Tailoring the Electronic Metal–Support Interactions in Supported Atomically Dispersed Gold Catalysts for Efficient Fenton‐like Reaction

Abstract

The atomically dispersed metal is expected as one of the most promising Fenton-like catalysts to generate reactive oxygen-containing radicals for the degradation of recalcitrant organic pollutants (ROPs) by the strong "electronic metal-support interactions" (EMSIs). Although established atomically dispersed catalysts have been designed for the Fenton-like reactions, limited exposure of the active site to the reaction medium and instability of isolated metal single atoms on the support surfaces might result in low catalytic efficiency and prevent the realization of their full practical potential.

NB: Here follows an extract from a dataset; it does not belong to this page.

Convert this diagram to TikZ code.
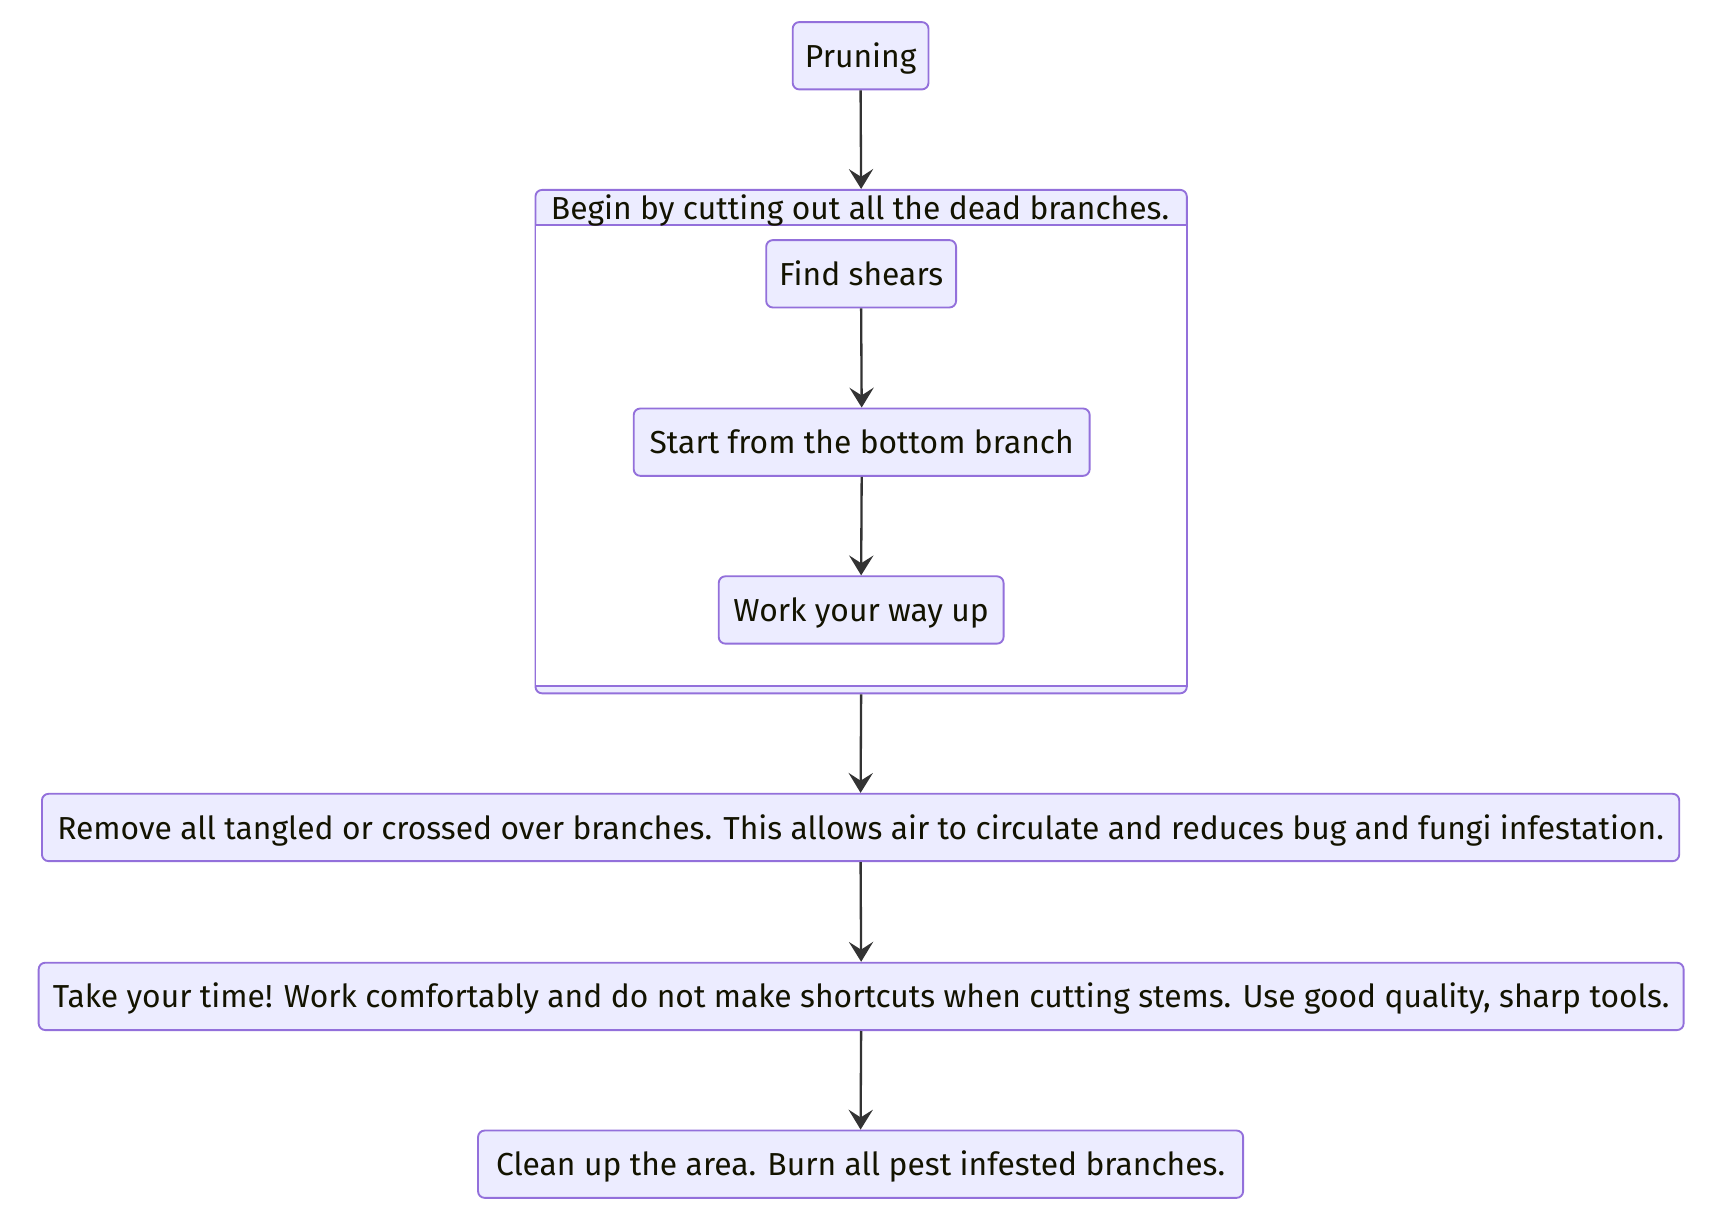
\documentclass[tikz,border=0pt]{standalone}
\usepackage{fontspec}
\setmainfont{Fira Sans}
\usetikzlibrary{arrows.meta}
\definecolor{lav}{HTML}{ECECFF}
\definecolor{purp}{HTML}{9370DB}
\definecolor{txt}{HTML}{131300}
\definecolor{edge}{HTML}{333333}
\tikzset{
  box/.style={draw=purp, fill=lav, line width=1.7pt, rounded corners=6pt,
    minimum height=61pt, inner sep=0pt, text=txt, text height=26pt, text depth=5pt,
    font=\fontsize{28.8}{33}\selectfont},
  flow/.style={draw=edge, line width=2.1pt,
    -{Stealth[length=18pt,width=22pt,inset=7pt]}},
  ttl/.style={text=txt, inner sep=0pt, text height=26pt, text depth=5pt,
    font=\fontsize{28.8}{33}\selectfont}
}
\begin{document}
\begin{tikzpicture}[x=1pt,y=-1pt]
\useasboundingbox (0,0) rectangle (1567,1108.7);
% cluster
\node[draw=purp, fill=lav, line width=1.7pt, rounded corners=6pt,
  minimum width=590pt, minimum height=456pt, inner sep=0pt] (cl) at (780,400) {};
\fill[white] (485.8,204) rectangle (1074.2,621);
\draw[purp, line width=1.7pt] (485,204) -- (1075,204);
\draw[purp, line width=1.7pt] (485,621) -- (1075,621);
\draw[purp, line width=1.7pt] (485,204) -- (485,621);
\draw[purp, line width=1.7pt] (1075,204) -- (1075,621);
\node[ttl] (title) at (779,188.5) {Begin by cutting out all the dead branches.};
% nodes
\node[box, minimum width=123pt] (p) at (779.5,50.5) {Pruning};
\node[box, minimum width=172pt] (a) at (780,248) {Find shears};
\node[box, minimum width=413pt] (b) at (780.5,400.5) {Start from the bottom branch};
\node[box, minimum width=258pt] (c) at (780,552.5) {Work your way up};
\node[box, minimum width=1483pt] (d) at (779.5,749.5) {Remove all tangled or crossed over branches. This allows air to circulate and reduces bug and fungi infestation.};
\node[box, minimum width=1490pt] (e) at (780,902.5) {Take your time! Work comfortably and do not make shortcuts when cutting stems. Use good quality, sharp tools.};
\node[box, minimum width=693pt] (f) at (779.5,1054.5) {Clean up the area. Burn all pest infested branches.};
% edges
\draw[flow] (p.south) -- (cl.north);
\draw[flow] (a.south) -- (b.north);
\draw[flow] (b.south) -- (c.north);
\draw[flow] (cl.south) -- (d.north);
\draw[flow] (d.south) -- (e.north);
\draw[flow] (e.south) -- (f.north);
\end{tikzpicture}
\end{document}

Here, we develop an atomically dispersing metal-atoms alloy made by guest Au atoms substitute host V atoms in the two dimensional (2D) VO2 nanobelt support (Au/VO2 ) to activate Fenton-like oxidation for elimination of ROPs. The 2D nanobelt structure enlarges the exposure of atomically Au thus increasing the number of active sites to absorb more S2O82- ions. And the EMSIs regulate the charge density in Au atoms to present positive charge Au + , lowering the energy barrier of S2O82- decomposition to produce SO4•-. The Au/VO2 catalyst possesses excellent durable and reliable characteristics and exhibits record-breaking efficiency with TOF as high as 21.42 min-1, 16.19 min-1, and 80.89 min-1for rhodamine (RhB), phenol, and bisphenol A (BPA) degradation, respectively.